- [GOAL]
Pictures are not part of the copy. Retype the lines from the first one through the line that contains "fig.savefig('out.png', dpi=100)".

- [STORED ROWS]
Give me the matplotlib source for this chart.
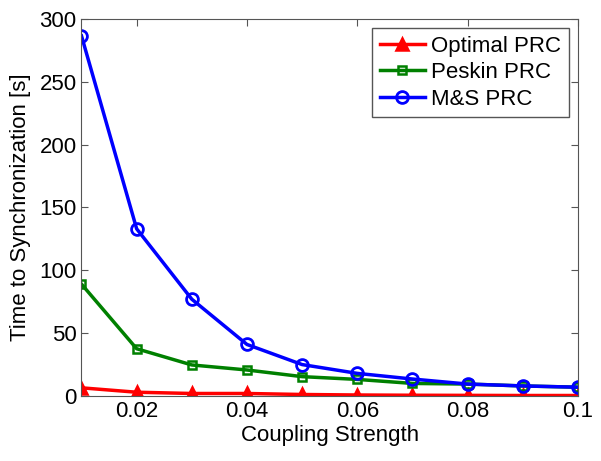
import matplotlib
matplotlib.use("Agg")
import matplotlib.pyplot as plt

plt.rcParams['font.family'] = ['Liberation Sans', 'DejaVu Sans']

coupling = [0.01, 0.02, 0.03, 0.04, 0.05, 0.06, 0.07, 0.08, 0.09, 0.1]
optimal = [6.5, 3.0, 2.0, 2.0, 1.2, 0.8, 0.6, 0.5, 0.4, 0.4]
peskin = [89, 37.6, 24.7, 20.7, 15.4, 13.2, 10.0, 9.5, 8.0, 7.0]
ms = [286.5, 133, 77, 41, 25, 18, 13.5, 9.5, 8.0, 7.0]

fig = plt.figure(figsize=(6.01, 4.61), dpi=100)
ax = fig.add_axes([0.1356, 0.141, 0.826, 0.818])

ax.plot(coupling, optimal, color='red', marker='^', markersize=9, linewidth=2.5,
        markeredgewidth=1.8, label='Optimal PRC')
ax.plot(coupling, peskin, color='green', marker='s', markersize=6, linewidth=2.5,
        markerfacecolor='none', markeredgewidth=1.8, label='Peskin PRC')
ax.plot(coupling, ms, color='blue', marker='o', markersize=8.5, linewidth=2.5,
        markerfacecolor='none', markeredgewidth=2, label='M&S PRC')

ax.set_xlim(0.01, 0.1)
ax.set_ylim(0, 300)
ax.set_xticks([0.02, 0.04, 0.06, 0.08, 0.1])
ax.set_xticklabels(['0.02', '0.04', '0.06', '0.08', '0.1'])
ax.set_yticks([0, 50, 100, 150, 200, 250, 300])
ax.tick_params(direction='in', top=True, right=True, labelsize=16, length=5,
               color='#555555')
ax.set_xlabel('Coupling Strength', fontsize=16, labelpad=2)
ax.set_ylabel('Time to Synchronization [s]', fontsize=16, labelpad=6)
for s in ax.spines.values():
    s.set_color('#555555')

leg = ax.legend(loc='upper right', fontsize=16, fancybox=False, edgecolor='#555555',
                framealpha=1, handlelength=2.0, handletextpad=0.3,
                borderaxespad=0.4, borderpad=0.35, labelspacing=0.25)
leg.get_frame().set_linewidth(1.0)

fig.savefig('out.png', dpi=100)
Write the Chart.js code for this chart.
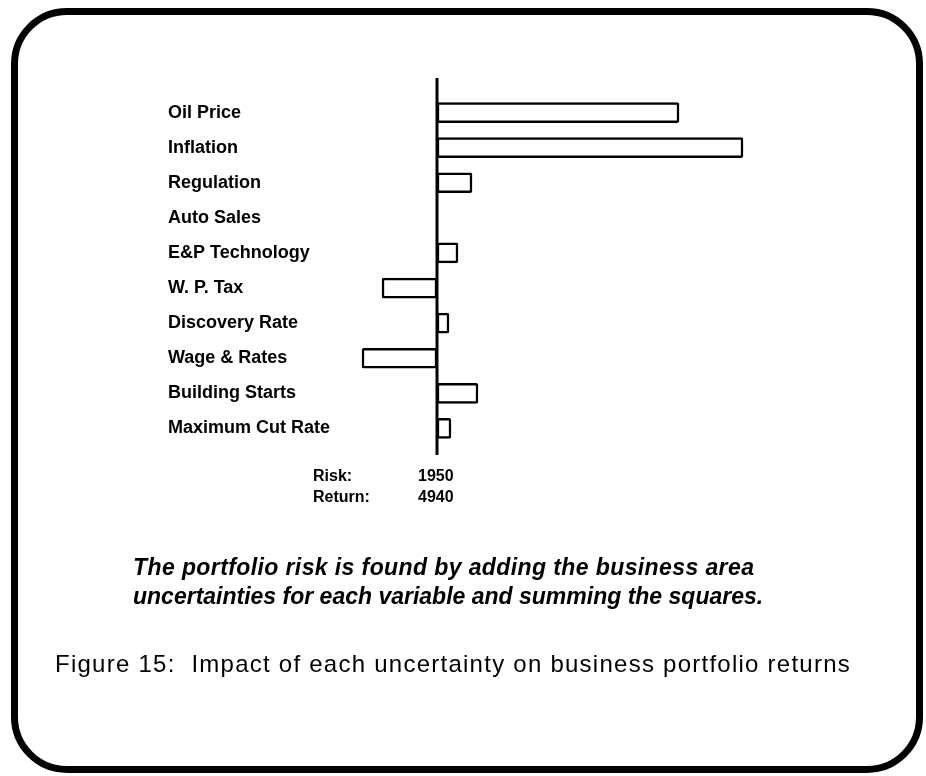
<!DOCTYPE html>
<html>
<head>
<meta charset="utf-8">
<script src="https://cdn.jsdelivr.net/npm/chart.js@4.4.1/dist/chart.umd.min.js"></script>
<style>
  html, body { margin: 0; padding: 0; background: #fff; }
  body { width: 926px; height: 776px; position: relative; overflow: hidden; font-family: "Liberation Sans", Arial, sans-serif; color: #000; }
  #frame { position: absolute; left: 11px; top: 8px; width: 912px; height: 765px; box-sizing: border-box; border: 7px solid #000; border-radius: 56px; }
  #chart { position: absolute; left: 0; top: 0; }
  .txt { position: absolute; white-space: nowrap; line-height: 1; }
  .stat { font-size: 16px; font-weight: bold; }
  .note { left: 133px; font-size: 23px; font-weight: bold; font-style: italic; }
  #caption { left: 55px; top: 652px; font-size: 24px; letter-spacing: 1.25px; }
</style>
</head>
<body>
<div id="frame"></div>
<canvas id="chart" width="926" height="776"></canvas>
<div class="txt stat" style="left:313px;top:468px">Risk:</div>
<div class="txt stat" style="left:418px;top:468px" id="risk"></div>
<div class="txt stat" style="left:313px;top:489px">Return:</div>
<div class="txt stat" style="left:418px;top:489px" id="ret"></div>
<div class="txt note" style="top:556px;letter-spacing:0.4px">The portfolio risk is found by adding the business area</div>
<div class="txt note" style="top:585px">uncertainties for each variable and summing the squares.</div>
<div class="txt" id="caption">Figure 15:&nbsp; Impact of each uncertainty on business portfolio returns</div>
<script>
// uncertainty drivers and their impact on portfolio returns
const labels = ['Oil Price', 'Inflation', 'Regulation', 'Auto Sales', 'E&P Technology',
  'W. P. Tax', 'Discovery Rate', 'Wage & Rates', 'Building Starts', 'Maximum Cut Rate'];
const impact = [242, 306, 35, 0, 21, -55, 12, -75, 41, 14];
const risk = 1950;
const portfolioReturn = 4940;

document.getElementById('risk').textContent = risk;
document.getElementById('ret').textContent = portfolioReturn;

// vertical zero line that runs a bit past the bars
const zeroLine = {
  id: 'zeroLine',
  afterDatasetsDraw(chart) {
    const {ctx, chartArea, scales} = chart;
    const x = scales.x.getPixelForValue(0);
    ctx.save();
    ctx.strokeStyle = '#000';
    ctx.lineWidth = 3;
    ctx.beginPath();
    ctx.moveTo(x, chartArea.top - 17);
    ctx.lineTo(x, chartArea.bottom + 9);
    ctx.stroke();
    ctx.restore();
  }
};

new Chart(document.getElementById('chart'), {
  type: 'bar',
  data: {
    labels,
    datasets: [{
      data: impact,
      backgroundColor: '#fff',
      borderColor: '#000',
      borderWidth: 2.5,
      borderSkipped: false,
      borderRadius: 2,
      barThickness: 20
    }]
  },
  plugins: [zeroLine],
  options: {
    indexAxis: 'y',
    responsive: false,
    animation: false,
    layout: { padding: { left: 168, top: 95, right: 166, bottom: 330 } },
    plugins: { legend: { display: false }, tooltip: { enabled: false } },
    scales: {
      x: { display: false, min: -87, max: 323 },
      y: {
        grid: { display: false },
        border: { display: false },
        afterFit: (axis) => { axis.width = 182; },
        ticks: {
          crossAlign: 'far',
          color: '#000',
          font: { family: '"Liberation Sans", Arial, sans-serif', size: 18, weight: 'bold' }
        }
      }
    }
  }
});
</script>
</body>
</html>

- [RESPONSE TO THIS TASK]
Give me the matplotlib source for this chart.
import matplotlib
matplotlib.use("Agg")
import matplotlib.pyplot as plt

plt.rcParams['font.family'] = ['Liberation Sans', 'DejaVu Sans']

coupling = [0.01, 0.02, 0.03, 0.04, 0.05, 0.06, 0.07, 0.08, 0.09, 0.1]
optimal = [6.5, 3.0, 2.0, 2.0, 1.2, 0.8, 0.6, 0.5, 0.4, 0.4]
peskin = [89, 37.6, 24.7, 20.7, 15.4, 13.2, 10.0, 9.5, 8.0, 7.0]
ms = [286.5, 133, 77, 41, 25, 18, 13.5, 9.5, 8.0, 7.0]

fig = plt.figure(figsize=(6.01, 4.61), dpi=100)
ax = fig.add_axes([0.1356, 0.141, 0.826, 0.818])

ax.plot(coupling, optimal, color='red', marker='^', markersize=9, linewidth=2.5,
        markeredgewidth=1.8, label='Optimal PRC')
ax.plot(coupling, peskin, color='green', marker='s', markersize=6, linewidth=2.5,
        markerfacecolor='none', markeredgewidth=1.8, label='Peskin PRC')
ax.plot(coupling, ms, color='blue', marker='o', markersize=8.5, linewidth=2.5,
        markerfacecolor='none', markeredgewidth=2, label='M&S PRC')

ax.set_xlim(0.01, 0.1)
ax.set_ylim(0, 300)
ax.set_xticks([0.02, 0.04, 0.06, 0.08, 0.1])
ax.set_xticklabels(['0.02', '0.04', '0.06', '0.08', '0.1'])
ax.set_yticks([0, 50, 100, 150, 200, 250, 300])
ax.tick_params(direction='in', top=True, right=True, labelsize=16, length=5,
               color='#555555')
ax.set_xlabel('Coupling Strength', fontsize=16, labelpad=2)
ax.set_ylabel('Time to Synchronization [s]', fontsize=16, labelpad=6)
for s in ax.spines.values():
    s.set_color('#555555')

leg = ax.legend(loc='upper right', fontsize=16, fancybox=False, edgecolor='#555555',
                framealpha=1, handlelength=2.0, handletextpad=0.3,
                borderaxespad=0.4, borderpad=0.35, labelspacing=0.25)
leg.get_frame().set_linewidth(1.0)

fig.savefig('out.png', dpi=100)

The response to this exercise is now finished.